What would have to happen to end estrangement? What event or circumstance would allow me to find a connection?
My first thought, is to always go back to where we broke.
I can't see it any other way.
The thing that broke us has to be examined.
Does it matter if life has moved on, if we have experienced more of life will that change how we look at the event that broke us? Is it us or the event that created the estrangement?
Every now and again, a sibling checks in.
After a 12 year or so separation, I truly don't know what to do.
How do you begin building a bridge over the estrangement?
There is a group of women who are helping women in prisons re-write their life story..."Truth Be Told". I think this writing exercise would also be very helpful for women outside of prisons as well.
I then, thought, perhaps it would also be a good exercise for estranged family members.
But, how would it work?
It seems that the best would be to write our experiences of our lives.
To see where we are, what we did or didn't do, the choices we made and why?
How we engaged with life that has us standing where we are standing.
The only way the "Truth Be Told" project works is IF everyone is brave enough to speak their truths.

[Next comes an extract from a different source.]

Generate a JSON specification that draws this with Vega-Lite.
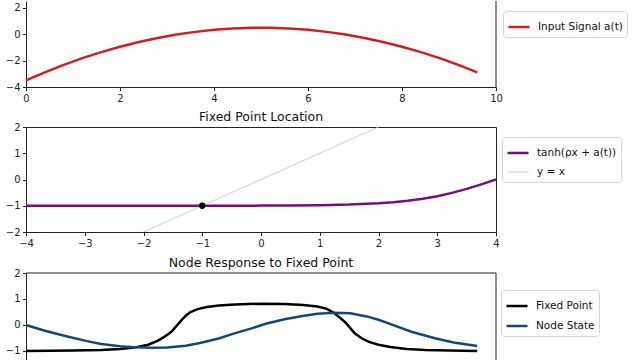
{
  "$schema": "https://vega.github.io/schema/vega-lite/v6.json",
  "padding": 0,
  "background": "white",
  "spacing": 3,
  "resolve": {
    "scale": {"color": "independent", "strokeWidth": "independent", "x": "independent", "y": "independent"},
    "legend": {"color": "independent", "strokeWidth": "independent"},
    "axis": {"x": "independent", "y": "independent"}
  },
  "datasets": {
    "signal": [
      {"t": 0.0, "a": -3.5, "series": "Input Signal a(t)"},
      {"t": 0.4, "a": -2.886, "series": "Input Signal a(t)"},
      {"t": 0.8, "a": -2.322, "series": "Input Signal a(t)"},
      {"t": 1.2, "a": -1.81, "series": "Input Signal a(t)"},
      {"t": 1.6, "a": -1.35, "series": "Input Signal a(t)"},
      {"t": 2.0, "a": -0.94, "series": "Input Signal a(t)"},
      {"t": 2.4, "a": -0.582, "series": "Input Signal a(t)"},
      {"t": 2.8, "a": -0.274, "series": "Input Signal a(t)"},
      {"t": 3.2, "a": -0.018, "series": "Input Signal a(t)"},
      {"t": 3.6, "a": 0.186, "series": "Input Signal a(t)"},
      {"t": 4.0, "a": 0.34, "series": "Input Signal a(t)"},
      {"t": 4.4, "a": 0.442, "series": "Input Signal a(t)"},
      {"t": 4.8, "a": 0.494, "series": "Input Signal a(t)"},
      {"t": 5.2, "a": 0.494, "series": "Input Signal a(t)"},
      {"t": 5.6, "a": 0.442, "series": "Input Signal a(t)"},
      {"t": 6.0, "a": 0.34, "series": "Input Signal a(t)"},
      {"t": 6.4, "a": 0.186, "series": "Input Signal a(t)"},
      {"t": 6.8, "a": -0.018, "series": "Input Signal a(t)"},
      {"t": 7.2, "a": -0.274, "series": "Input Signal a(t)"},
      {"t": 7.6, "a": -0.582, "series": "Input Signal a(t)"},
      {"t": 8.0, "a": -0.94, "series": "Input Signal a(t)"},
      {"t": 8.4, "a": -1.35, "series": "Input Signal a(t)"},
      {"t": 8.8, "a": -1.81, "series": "Input Signal a(t)"},
      {"t": 9.2, "a": -2.322, "series": "Input Signal a(t)"},
      {"t": 9.6, "a": -2.886, "series": "Input Signal a(t)"}
    ],
    "curves": [
      {"x": -4.0, "y": -1.0, "series": "tanh(ρx + a(t))"},
      {"x": -3.5, "y": -1.0, "series": "tanh(ρx + a(t))"},
      {"x": -3.0, "y": -0.9999, "series": "tanh(ρx + a(t))"},
      {"x": -2.5, "y": -0.9999, "series": "tanh(ρx + a(t))"},
      {"x": -2.0, "y": -0.9998, "series": "tanh(ρx + a(t))"},
      {"x": -1.5, "y": -0.9995, "series": "tanh(ρx + a(t))"},
      {"x": -1.0, "y": -0.9989, "series": "tanh(ρx + a(t))"},
      {"x": -0.5, "y": -0.9977, "series": "tanh(ρx + a(t))"},
      {"x": 0.0, "y": -0.9951, "series": "tanh(ρx + a(t))"},
      {"x": 0.5, "y": -0.9896, "series": "tanh(ρx + a(t))"},
      {"x": 1.0, "y": -0.978, "series": "tanh(ρx + a(t))"},
      {"x": 1.5, "y": -0.954, "series": "tanh(ρx + a(t))"},
      {"x": 2.0, "y": -0.9051, "series": "tanh(ρx + a(t))"},
      {"x": 2.25, "y": -0.8648, "series": "tanh(ρx + a(t))"},
      {"x": 2.5, "y": -0.8096, "series": "tanh(ρx + a(t))"},
      {"x": 2.75, "y": -0.7342, "series": "tanh(ρx + a(t))"},
      {"x": 3.0, "y": -0.6351, "series": "tanh(ρx + a(t))"},
      {"x": 3.25, "y": -0.51, "series": "tanh(ρx + a(t))"},
      {"x": 3.5, "y": -0.3584, "series": "tanh(ρx + a(t))"},
      {"x": 3.75, "y": -0.1853, "series": "tanh(ρx + a(t))"},
      {"x": 4.0, "y": 0.0, "series": "tanh(ρx + a(t))"},
      {"x": -4.0, "y": -4.0, "series": "y = x"},
      {"x": 4.0, "y": 4.0, "series": "y = x"}
    ],
    "fp": [
      {"x": -1.0, "y": -1.0}
    ],
    "node": [
      {"t": 0.0, "v": -1.0, "series": "Fixed Point"},
      {"t": 0.5, "v": -0.995, "series": "Fixed Point"},
      {"t": 1.0, "v": -0.985, "series": "Fixed Point"},
      {"t": 1.6, "v": -0.96, "series": "Fixed Point"},
      {"t": 2.0, "v": -0.925, "series": "Fixed Point"},
      {"t": 2.3, "v": -0.87, "series": "Fixed Point"},
      {"t": 2.6, "v": -0.76, "series": "Fixed Point"},
      {"t": 2.8, "v": -0.61, "series": "Fixed Point"},
      {"t": 2.95, "v": -0.45, "series": "Fixed Point"},
      {"t": 3.1, "v": -0.25, "series": "Fixed Point"},
      {"t": 3.2, "v": -0.04, "series": "Fixed Point"},
      {"t": 3.3, "v": 0.17, "series": "Fixed Point"},
      {"t": 3.4, "v": 0.36, "series": "Fixed Point"},
      {"t": 3.5, "v": 0.5, "series": "Fixed Point"},
      {"t": 3.65, "v": 0.61, "series": "Fixed Point"},
      {"t": 3.85, "v": 0.69, "series": "Fixed Point"},
      {"t": 4.1, "v": 0.75, "series": "Fixed Point"},
      {"t": 4.45, "v": 0.79, "series": "Fixed Point"},
      {"t": 5.0, "v": 0.82, "series": "Fixed Point"},
      {"t": 5.5, "v": 0.81, "series": "Fixed Point"},
      {"t": 5.9, "v": 0.77, "series": "Fixed Point"},
      {"t": 6.2, "v": 0.71, "series": "Fixed Point"},
      {"t": 6.4, "v": 0.62, "series": "Fixed Point"},
      {"t": 6.55, "v": 0.47, "series": "Fixed Point"},
      {"t": 6.7, "v": 0.25, "series": "Fixed Point"},
      {"t": 6.8, "v": 0.09, "series": "Fixed Point"},
      {"t": 6.9, "v": -0.12, "series": "Fixed Point"},
      {"t": 7.0, "v": -0.33, "series": "Fixed Point"},
      {"t": 7.15, "v": -0.52, "series": "Fixed Point"},
      {"t": 7.3, "v": -0.65, "series": "Fixed Point"},
      {"t": 7.5, "v": -0.76, "series": "Fixed Point"},
      {"t": 7.75, "v": -0.85, "series": "Fixed Point"},
      {"t": 8.1, "v": -0.92, "series": "Fixed Point"},
      {"t": 8.5, "v": -0.96, "series": "Fixed Point"},
      {"t": 9.0, "v": -0.985, "series": "Fixed Point"},
      {"t": 9.6, "v": -1.0, "series": "Fixed Point"},
      {"t": 0.0, "v": 0.0, "series": "Node State"},
      {"t": 0.4, "v": -0.22, "series": "Node State"},
      {"t": 0.9, "v": -0.45, "series": "Node State"},
      {"t": 1.3, "v": -0.62, "series": "Node State"},
      {"t": 1.6, "v": -0.73, "series": "Node State"},
      {"t": 2.0, "v": -0.82, "series": "Node State"},
      {"t": 2.3, "v": -0.86, "series": "Node State"},
      {"t": 2.7, "v": -0.88, "series": "Node State"},
      {"t": 3.0, "v": -0.87, "series": "Node State"},
      {"t": 3.4, "v": -0.8, "series": "Node State"},
      {"t": 3.7, "v": -0.69, "series": "Node State"},
      {"t": 4.1, "v": -0.52, "series": "Node State"},
      {"t": 4.4, "v": -0.34, "series": "Node State"},
      {"t": 4.8, "v": -0.13, "series": "Node State"},
      {"t": 5.1, "v": 0.05, "series": "Node State"},
      {"t": 5.5, "v": 0.22, "series": "Node State"},
      {"t": 5.85, "v": 0.34, "series": "Node State"},
      {"t": 6.2, "v": 0.43, "series": "Node State"},
      {"t": 6.55, "v": 0.47, "series": "Node State"},
      {"t": 6.9, "v": 0.45, "series": "Node State"},
      {"t": 7.25, "v": 0.33, "series": "Node State"},
      {"t": 7.5, "v": 0.2, "series": "Node State"},
      {"t": 7.7, "v": 0.07, "series": "Node State"},
      {"t": 8.2, "v": -0.26, "series": "Node State"},
      {"t": 8.7, "v": -0.51, "series": "Node State"},
      {"t": 9.1, "v": -0.67, "series": "Node State"},
      {"t": 9.6, "v": -0.81, "series": "Node State"}
    ]
  },
  "config": {
    "view": {"stroke": null},
    "font": "DejaVu Sans",
    "axis": {
      "grid": false,
      "domainColor": "#222",
      "domainWidth": 1,
      "tickColor": "#222",
      "tickWidth": 1,
      "tickSize": 3.5,
      "labelColor": "#222",
      "labelFont": "DejaVu Sans",
      "labelFontSize": 10,
      "labelPadding": 2.5,
      "labelFlush": false,
      "labelOverlap": false,
      "format": "d",
      "title": null
    },
    "axisY": {"minExtent": 25, "maxExtent": 25},
    "axisX": {"minExtent": 20, "maxExtent": 20},
    "legend": {
      "orient": "none",
      "title": null,
      "symbolType": "stroke",
      "symbolSize": 441,
      "symbolStrokeWidth": 2.5,
      "labelFont": "DejaVu Sans",
      "labelFontSize": 10.5,
      "labelColor": "#111",
      "labelOffset": 7,
      "strokeColor": "#d5d5d5",
      "fillColor": "white",
      "padding": 4,
      "cornerRadius": 3,
      "rowPadding": 2
    },
    "title": {
      "font": "DejaVu Sans",
      "fontSize": 12.5,
      "fontWeight": "normal",
      "color": "#111",
      "offset": -1,
      "frame": "group",
      "anchor": "middle"
    }
  },
  "vconcat": [
    {
      "width": 470,
      "height": 86,
      "encoding": {
        "x": {"type": "quantitative", "scale": {"domain": [0, 10], "nice": false, "zero": false}, "axis": {"values": [0, 2, 4, 6, 8, 10]}},
        "y": {"type": "quantitative", "scale": {"domain": [-4, 2.53], "nice": false, "zero": false}, "axis": {"values": [-4, -2, 0, 2]}}
      },
      "layer": [
        {
          "data": {"name": "signal"},
          "mark": {"type": "line", "strokeWidth": 2.5},
          "encoding": {
            "x": {"field": "t", "type": "quantitative"},
            "y": {"field": "a", "type": "quantitative"},
            "color": {"field": "series", "type": "nominal", "scale": {"domain": ["Input Signal a(t)"], "range": ["#d01f1f"]}, "legend": {"legendX": 477, "legendY": 10}}
          }
        },
        {
          "data": {"values": [{"t": 10}]},
          "mark": {"type": "rule", "color": "#222", "strokeWidth": 1},
          "encoding": {"x": {"field": "t", "type": "quantitative"}}
        }
      ]
    },
    {
      "title": "Fixed Point Location",
      "width": 470,
      "height": 105,
      "view": {"stroke": "#222", "strokeWidth": 1},
      "encoding": {
        "x": {"field": "x", "type": "quantitative", "scale": {"domain": [-4, 4], "nice": false, "zero": false}, "axis": {"values": [-4, -3, -2, -1, 0, 1, 2, 3, 4], "domain": false}},
        "y": {"field": "y", "type": "quantitative", "scale": {"domain": [-2, 2], "nice": false, "zero": false}, "axis": {"values": [-2, -1, 0, 1, 2], "domain": false}}
      },
      "layer": [
        {
          "data": {"name": "curves"},
          "mark": {"type": "line", "clip": true},
          "encoding": {
            "color": {"field": "series", "type": "nominal", "scale": {"domain": ["tanh(ρx + a(t))", "y = x"], "range": ["#751078", "#c4c4c4"]}, "legend": {"legendX": 476, "legendY": 10}},
            "strokeWidth": {"field": "series", "type": "ordinal", "scale": {"domain": ["tanh(ρx + a(t))", "y = x"], "range": [2.5, 0.8]}, "legend": {"legendX": 476, "legendY": 10}}
          }
        },
        {
          "data": {"name": "fp"},
          "mark": {"type": "point", "filled": true, "color": "black", "size": 40, "opacity": 1},
          "encoding": {}
        }
      ]
    },
    {
      "title": "Node Response to Fixed Point",
      "width": 470,
      "height": 88,
      "encoding": {
        "x": {"type": "quantitative", "scale": {"domain": [0, 10], "nice": false, "zero": false}, "axis": null},
        "y": {"type": "quantitative", "scale": {"domain": [-1.385, 2], "nice": false, "zero": false}, "axis": {"values": [-1, 0, 1, 2]}}
      },
      "layer": [
        {
          "data": {"name": "node"},
          "mark": {"type": "line", "strokeWidth": 2.5},
          "encoding": {
            "x": {"field": "t", "type": "quantitative"},
            "y": {"field": "v", "type": "quantitative"},
            "color": {"field": "series", "type": "nominal", "scale": {"domain": ["Fixed Point", "Node State"], "range": ["#000000", "#15487a"]}, "legend": {"legendX": 475, "legendY": 17}}
          }
        },
        {
          "data": {"values": [{"t": 10}]},
          "mark": {"type": "rule", "color": "#222", "strokeWidth": 1},
          "encoding": {"x": {"field": "t", "type": "quantitative"}}
        },
        {
          "data": {"values": [{"v": 2}]},
          "mark": {"type": "rule", "color": "#222", "strokeWidth": 1},
          "encoding": {"y": {"field": "v", "type": "quantitative"}}
        }
      ]
    }
  ]
}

And, in dysfunctional families this is often what causes the dysfunction in the first place. They typically have a foundation of lies upon which it is built.
They don't even have to be huge lies.
Just not the truth be told...for the core of the family be poked full of holes.
If I were to generalize the content of the gaps between my family and myself it would be the lack of living a life where the truth be told.
The truth be told, no matter the outcome and consequences of it.
This to me is the solid foundation upon which I have now rebuilt my life.
The only way back from estrangement, to me, is if the truth be told and lived.
For the victims to become empowered truth tellers.
And, to live what they know the truth is.
I have never understood how anyone can know there is abuse within a family and YET, still part take of its traditions. To go to parties and celebrate new life events, while the very content of the family is built upon lies.
Lies of normal.
I wonder what the list of writing prompts would be in order to unravel the lies or for the truth to come forth?
I wonder how many of the women in prisons were born into dysfunctional families? How many never were taught how to live a life of truths?
What I also know, is that coming from an abusive childhood, the truth be told, was not accepted or welcomed. Not when it was to color the family black.
The quilt above, "Love Your Now" is the first step in awareness. To be with what is. To fully bring in all aspects of you and this moment in time. To be here now.
What is the truth of where you sit?
Truth has been my driving force for the past 12 years...my sobriety of denial.
It has set me free.
Freedom is just another word for nothing left to lose.
What would you lose if the truth be told?